The best way to determine a genuine piece of Depression glass is to learn the pattern, dates of manufacture, colors the pattern was produced in, and any other known identifying marks. They do not usually have the manufacturer mark stamped on them. One example is the Cherry Blossom pattern by the Jeannette Glass Company. This was introduced in 1930 and produced until 1939. There were 43 pieces in the set and it was made in seven different colors: green, pink, crystal, yellow, ruby, jadeite, and dark green. This is one of the most popular collector sets and there are reproductions circulation to watch out for.

The only way to identify a maker is to know which company made the pattern. Using the numerous books and Web sites on Depression glass available today, it’s a fairly easy process. Some of the most common include Adam, American Sweetheart, Block Optic,Cherry Blossom, Dogwood, Floral, Georgian, Hobnail, Lake Como, Manhattan, Starlight, and Windsor. While some of the names reflect the style of the glass pattern itself, most do not.

Reproductions
Identifying fakes is a matter of knowing exactly what pieces were made for that particular set, and what colors were used. If you know the colors and pieces the pattern was originally produced in, you can identify a reproduction when it does not fit the known data. Cherry Blossom reproductions were first made starting in 1973 with a child's size butter dish. This was not a piece made by Jeannette Glass Company, as documented by Hazel Marie Weatherman, so it was recognized as a fake.

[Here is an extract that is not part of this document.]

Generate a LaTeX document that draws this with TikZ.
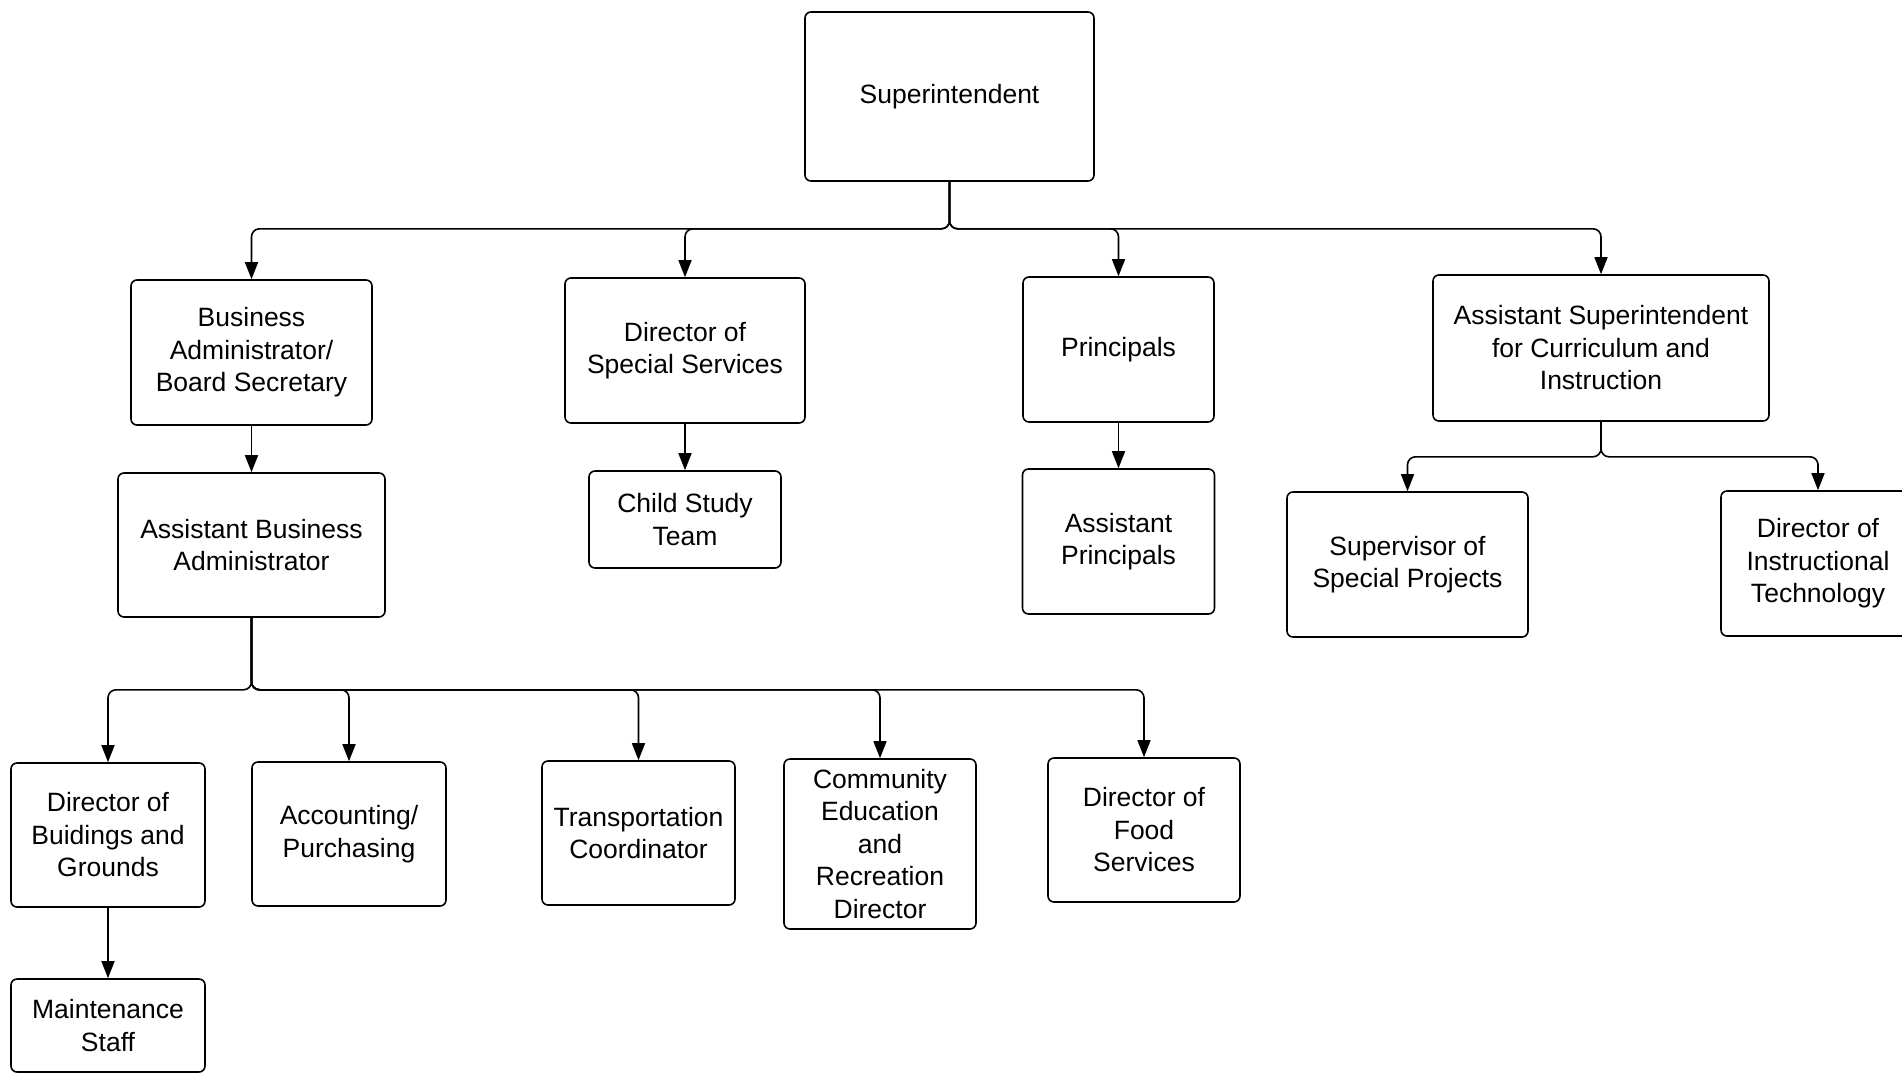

Depression glass was never made to be durable as it was only made to meet people’s immediate needs. Due to its popularity as a collectible and its breakability, Depression glass is becoming harder to find. Rare pieces often sell for several hundred dollars. Popular and expensive patterns and pieces have been reproduced, and reproductions are still being made, which has watered down the market for some patterns.